WOMEN are being urged to ensure they have a 'lifesaving' screening test - as figures show Dorset has one of the lowest uptakes in the country.

Around one in four women aged 25 to 29 who are eligible for cervical screening have not been to their GP to have the simple test done, according to figures from NHS England.

It comes as one Dorset woman urges people to get tested, saying the screening without doubt, saved my life'.

The woman, who wanted to be known only as Sarah, was diagnosed with Stage One Cervical Cancer in 2012, at the age of 43.

She said: "I have never missed an appointment and so when I was called for one in 2012, I went without hesitation. The appointment only took a few minutes and by the time I had chatted with the nurse about the weather, it was all over.

"Unfortunately, this time my results came back as abnormal and I was quickly referred for further tests. I was very lucky as the cancer was picked up so early I only needed surgery, I didn’t need any further treatment. From diagnosis to surgery was just a month, everything happened very quickly."

She added: "If I could give any women a message about screening, I would say ‘Go, don’t leave it’. The sooner anything suspicious is picked up, the better the outcome. If I had ignored my appointment the world would have one less daughter, sister and mother.”

Every day nine women in the UK are diagnosed with cervical cancer and two women lose their lives to the disease.
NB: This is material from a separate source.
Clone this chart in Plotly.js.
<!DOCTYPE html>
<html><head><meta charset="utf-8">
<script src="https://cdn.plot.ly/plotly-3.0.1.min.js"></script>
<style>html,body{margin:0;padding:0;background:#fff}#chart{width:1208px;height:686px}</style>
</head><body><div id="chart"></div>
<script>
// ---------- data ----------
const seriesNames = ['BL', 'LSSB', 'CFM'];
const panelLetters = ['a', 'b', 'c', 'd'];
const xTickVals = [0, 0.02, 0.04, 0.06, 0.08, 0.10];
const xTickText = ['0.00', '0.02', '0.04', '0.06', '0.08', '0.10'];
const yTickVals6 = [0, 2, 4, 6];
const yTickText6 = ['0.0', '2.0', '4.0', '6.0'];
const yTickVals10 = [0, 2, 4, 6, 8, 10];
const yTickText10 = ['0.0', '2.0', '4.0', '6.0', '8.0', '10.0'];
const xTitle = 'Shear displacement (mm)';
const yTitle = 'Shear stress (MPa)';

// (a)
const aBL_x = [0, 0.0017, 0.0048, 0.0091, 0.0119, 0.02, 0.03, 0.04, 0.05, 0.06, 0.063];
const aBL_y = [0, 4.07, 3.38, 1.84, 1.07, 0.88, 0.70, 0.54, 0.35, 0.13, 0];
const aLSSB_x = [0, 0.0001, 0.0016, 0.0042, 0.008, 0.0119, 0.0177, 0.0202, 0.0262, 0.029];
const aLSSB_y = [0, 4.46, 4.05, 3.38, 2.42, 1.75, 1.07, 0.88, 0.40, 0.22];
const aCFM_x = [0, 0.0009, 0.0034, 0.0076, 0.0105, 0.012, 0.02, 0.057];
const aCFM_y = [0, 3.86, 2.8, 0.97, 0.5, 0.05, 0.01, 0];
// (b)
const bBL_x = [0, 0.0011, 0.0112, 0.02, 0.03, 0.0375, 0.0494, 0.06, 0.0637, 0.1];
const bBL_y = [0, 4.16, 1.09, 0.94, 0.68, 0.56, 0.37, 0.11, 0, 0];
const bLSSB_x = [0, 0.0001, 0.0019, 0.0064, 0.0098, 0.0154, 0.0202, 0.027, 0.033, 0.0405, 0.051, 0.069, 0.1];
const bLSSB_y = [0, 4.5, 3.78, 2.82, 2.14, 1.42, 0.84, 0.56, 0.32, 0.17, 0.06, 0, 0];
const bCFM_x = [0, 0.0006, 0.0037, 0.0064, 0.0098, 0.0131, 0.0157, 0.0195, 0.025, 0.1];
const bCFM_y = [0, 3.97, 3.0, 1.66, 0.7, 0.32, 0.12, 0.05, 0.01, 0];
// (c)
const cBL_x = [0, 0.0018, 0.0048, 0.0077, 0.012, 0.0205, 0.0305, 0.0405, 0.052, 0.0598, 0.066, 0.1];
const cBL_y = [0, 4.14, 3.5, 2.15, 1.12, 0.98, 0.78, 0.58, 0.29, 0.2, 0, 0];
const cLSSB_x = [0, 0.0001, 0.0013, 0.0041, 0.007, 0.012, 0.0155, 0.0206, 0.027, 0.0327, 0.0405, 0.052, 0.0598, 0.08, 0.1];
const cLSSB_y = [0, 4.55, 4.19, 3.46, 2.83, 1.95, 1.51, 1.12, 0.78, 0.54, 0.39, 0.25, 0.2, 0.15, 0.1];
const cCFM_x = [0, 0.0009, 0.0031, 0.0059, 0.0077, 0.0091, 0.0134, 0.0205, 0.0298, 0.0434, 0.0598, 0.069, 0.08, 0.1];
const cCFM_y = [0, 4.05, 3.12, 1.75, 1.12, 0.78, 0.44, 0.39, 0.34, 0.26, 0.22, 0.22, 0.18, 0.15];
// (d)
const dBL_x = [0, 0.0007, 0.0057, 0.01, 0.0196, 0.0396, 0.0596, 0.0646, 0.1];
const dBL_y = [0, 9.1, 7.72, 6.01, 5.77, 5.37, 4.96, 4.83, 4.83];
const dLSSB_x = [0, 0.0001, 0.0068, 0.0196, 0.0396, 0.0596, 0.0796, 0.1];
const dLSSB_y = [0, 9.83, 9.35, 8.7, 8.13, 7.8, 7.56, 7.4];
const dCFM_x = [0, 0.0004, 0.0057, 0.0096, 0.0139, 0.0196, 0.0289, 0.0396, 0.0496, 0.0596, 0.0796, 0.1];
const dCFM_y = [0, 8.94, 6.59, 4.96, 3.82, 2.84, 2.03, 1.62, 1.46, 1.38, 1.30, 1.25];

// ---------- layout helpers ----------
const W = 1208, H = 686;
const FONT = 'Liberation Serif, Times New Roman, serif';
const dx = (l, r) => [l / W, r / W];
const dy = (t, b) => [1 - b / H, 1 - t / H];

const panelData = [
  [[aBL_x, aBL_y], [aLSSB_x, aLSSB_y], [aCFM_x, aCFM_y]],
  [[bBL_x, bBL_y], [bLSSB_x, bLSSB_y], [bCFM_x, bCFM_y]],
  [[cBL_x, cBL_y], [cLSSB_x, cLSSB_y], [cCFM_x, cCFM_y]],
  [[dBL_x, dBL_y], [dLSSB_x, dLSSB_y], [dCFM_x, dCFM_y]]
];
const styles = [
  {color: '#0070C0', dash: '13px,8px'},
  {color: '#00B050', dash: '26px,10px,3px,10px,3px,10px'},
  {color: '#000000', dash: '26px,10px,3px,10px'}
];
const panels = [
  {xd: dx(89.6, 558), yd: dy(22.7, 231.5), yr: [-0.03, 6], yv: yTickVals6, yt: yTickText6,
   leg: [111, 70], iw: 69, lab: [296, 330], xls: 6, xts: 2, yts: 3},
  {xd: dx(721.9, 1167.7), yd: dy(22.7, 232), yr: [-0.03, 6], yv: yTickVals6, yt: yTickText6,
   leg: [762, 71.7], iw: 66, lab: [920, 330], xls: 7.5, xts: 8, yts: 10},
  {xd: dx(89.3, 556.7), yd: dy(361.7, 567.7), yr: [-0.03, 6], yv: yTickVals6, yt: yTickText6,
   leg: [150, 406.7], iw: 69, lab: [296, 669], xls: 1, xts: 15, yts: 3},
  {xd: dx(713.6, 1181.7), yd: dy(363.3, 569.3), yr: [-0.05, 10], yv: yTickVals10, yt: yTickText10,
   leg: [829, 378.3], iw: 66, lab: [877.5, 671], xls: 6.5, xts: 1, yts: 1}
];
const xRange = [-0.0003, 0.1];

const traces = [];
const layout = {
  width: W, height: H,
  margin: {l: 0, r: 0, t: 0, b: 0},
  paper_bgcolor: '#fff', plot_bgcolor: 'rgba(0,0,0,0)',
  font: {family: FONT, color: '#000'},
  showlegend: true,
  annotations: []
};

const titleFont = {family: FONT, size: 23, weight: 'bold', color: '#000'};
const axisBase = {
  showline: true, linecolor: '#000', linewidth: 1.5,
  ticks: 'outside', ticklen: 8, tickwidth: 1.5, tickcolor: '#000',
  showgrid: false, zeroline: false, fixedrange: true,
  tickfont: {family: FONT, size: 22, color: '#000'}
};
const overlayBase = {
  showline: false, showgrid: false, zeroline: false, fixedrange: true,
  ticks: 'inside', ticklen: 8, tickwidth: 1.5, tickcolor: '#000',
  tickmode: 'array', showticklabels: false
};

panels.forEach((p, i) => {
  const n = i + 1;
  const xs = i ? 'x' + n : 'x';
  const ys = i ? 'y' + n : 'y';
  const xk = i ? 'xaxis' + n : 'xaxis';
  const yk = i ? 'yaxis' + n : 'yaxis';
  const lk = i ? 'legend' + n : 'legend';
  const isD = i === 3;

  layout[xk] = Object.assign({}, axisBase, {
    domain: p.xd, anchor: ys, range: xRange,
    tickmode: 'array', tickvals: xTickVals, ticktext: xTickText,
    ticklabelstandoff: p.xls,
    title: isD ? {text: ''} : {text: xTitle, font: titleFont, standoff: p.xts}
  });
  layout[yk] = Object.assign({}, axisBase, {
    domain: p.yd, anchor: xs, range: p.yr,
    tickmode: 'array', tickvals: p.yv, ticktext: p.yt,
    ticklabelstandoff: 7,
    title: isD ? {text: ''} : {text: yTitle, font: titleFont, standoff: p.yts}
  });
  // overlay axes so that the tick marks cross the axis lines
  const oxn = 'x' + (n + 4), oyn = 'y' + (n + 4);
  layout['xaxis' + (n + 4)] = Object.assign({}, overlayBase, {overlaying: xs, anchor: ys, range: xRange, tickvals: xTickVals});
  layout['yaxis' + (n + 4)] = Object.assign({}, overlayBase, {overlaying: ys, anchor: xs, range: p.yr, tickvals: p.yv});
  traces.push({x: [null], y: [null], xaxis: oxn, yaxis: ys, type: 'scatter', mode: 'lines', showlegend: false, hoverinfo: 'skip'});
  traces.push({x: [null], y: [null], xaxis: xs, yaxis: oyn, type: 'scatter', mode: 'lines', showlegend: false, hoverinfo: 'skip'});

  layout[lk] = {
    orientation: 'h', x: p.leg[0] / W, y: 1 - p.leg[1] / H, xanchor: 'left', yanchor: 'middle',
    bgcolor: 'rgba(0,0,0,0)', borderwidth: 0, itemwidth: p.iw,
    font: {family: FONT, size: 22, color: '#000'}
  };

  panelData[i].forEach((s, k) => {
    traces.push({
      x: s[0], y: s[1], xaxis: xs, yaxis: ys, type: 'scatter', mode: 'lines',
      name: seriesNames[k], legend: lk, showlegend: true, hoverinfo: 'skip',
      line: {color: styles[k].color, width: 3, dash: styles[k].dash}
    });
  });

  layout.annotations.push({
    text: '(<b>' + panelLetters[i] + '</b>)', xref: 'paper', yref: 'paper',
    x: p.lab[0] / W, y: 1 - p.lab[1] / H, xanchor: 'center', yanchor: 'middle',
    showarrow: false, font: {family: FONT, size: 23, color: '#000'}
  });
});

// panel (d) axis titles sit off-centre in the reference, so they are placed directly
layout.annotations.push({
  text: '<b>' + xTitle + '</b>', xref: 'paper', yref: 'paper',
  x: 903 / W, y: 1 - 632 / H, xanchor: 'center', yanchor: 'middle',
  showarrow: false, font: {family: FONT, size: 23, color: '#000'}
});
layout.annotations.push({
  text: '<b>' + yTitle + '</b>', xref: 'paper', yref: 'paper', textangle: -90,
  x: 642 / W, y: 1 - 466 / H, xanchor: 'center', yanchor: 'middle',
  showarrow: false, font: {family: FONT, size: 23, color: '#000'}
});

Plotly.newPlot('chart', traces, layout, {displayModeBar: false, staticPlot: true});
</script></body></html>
Cervical cancer is the most common cancer in women under 35 but is largely preventable thanks to cervical screening and the HPV vaccination.
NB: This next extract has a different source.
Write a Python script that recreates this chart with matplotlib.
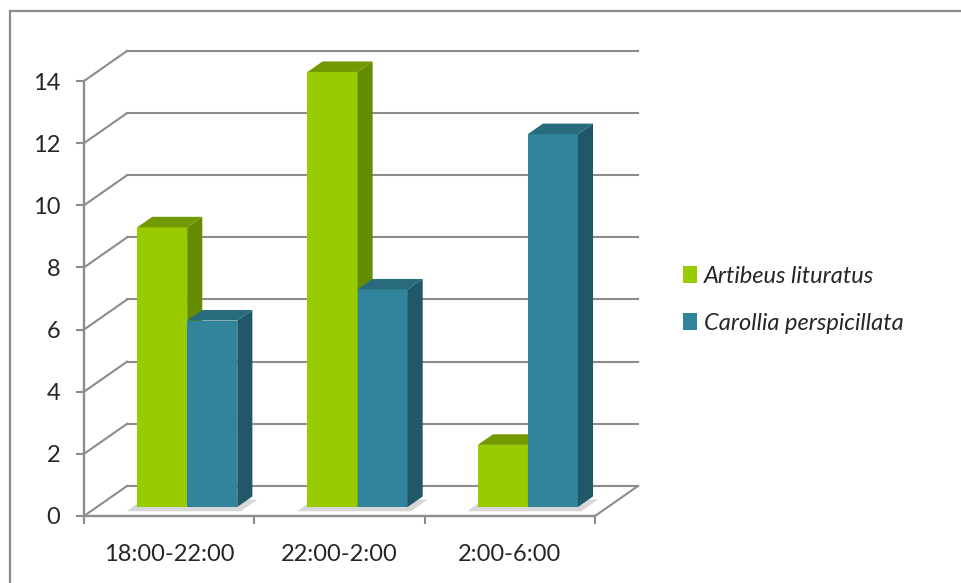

Experts believe embarrassment and a lack of understanding about the causes of cervical cancer may be behind the fall in the number of women attending appointments.

Dr Liz Mearns, Medical Director based in NHS England’s Southampton office said: "The first girls who were vaccinated against HPV are now eligible for screening as they reach their 25th birthday. Although they are protected against the two most common HPV types that cause 70 per cent of cervical cancers, the risk is not completely eliminated and screening is still an important part of preventing cancer.”

NHS England and Public Health England are supporting Cervical Cancer Prevention Week, which runs from January 22-28.

Dr Mearns added: “It is really important for women to understand the importance of attending cervical screening when they receive a letter from their GP as it can detect pre-cancer abnormalities, which, if left untreated, may develop into cancer. Screening is for people without symptoms as a preventative measure.

“The screening test is relatively simple, takes about 5 minutes and is performed by the Practice Nurse at your GP Surgery. I urge women who may have received a letter and decided not to attend to reconsider and make an appointment – it really is very quick, it could prevent you needing more invasive treatment later on and could ultimately save your life.”